Concept

Torrean civilization

The Torrean civilization was a Bronze Age megalithic civilization that developed in Southern Corsica, mostly concentrated south of Ajaccio, during the second half of the second millennium BC. The characteristic buildings of this culture are the torri ("towers"), megalithic structures similar to the Sardinian nuraghes (although the torri were smaller and less impressive), from which the culture takes its name, and the castelli ("castles"), more complex buildings that include a wall, a tower and huts. According to preliminary investigations conducted during the 1950s by the French scholar Roger Grosjean, the Torrean civilization began when, at the end of the second millennium BC, the Sea People known as Sherden landed on the island from the Eastern Mediterranean, subduing the native megalithic population. The Sherden brought metallurgy to the island and built the torri, which Grosjean thought were temples dedicated to the worship of fire and the dead. They also erected statue menhir representing their leaders armed with swords and a horned helmet, similar to the Sherden immortalized in the temple of Medinet Habu in Egypt. Currently, the Torrean civilization is seen as an indigenous civilization, and the result of a local evolution started since the Neolithic with possible Sardinian (Bonnanaro culture), North Italian (Polada culture) and later Central Italian (Apennine culture) influences.
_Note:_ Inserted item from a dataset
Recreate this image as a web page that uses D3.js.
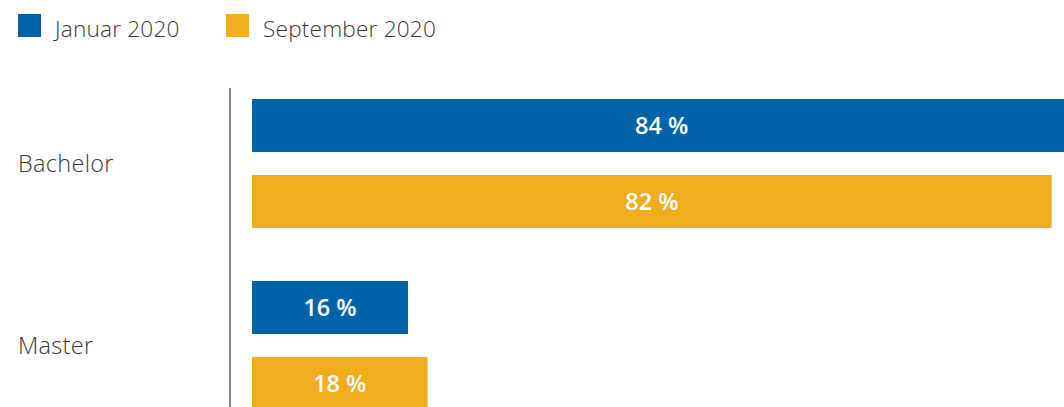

In fact, according to modern dating, the first towers and castles were built a millennium earlier than Grosjean thought, at the end of the third millennium BC, at the same time or even before the appearance of the first protonuraghes in Sardinia. Also, contrary to what Grosjean thought, metallurgy had existed in Corsica for centuries before the supposed "arrival of the Sherden near Porto Vecchio." The Terrina site, near Aleria, shows that the processing of copper had spread on the island from the early centuries of the third millennium B.C.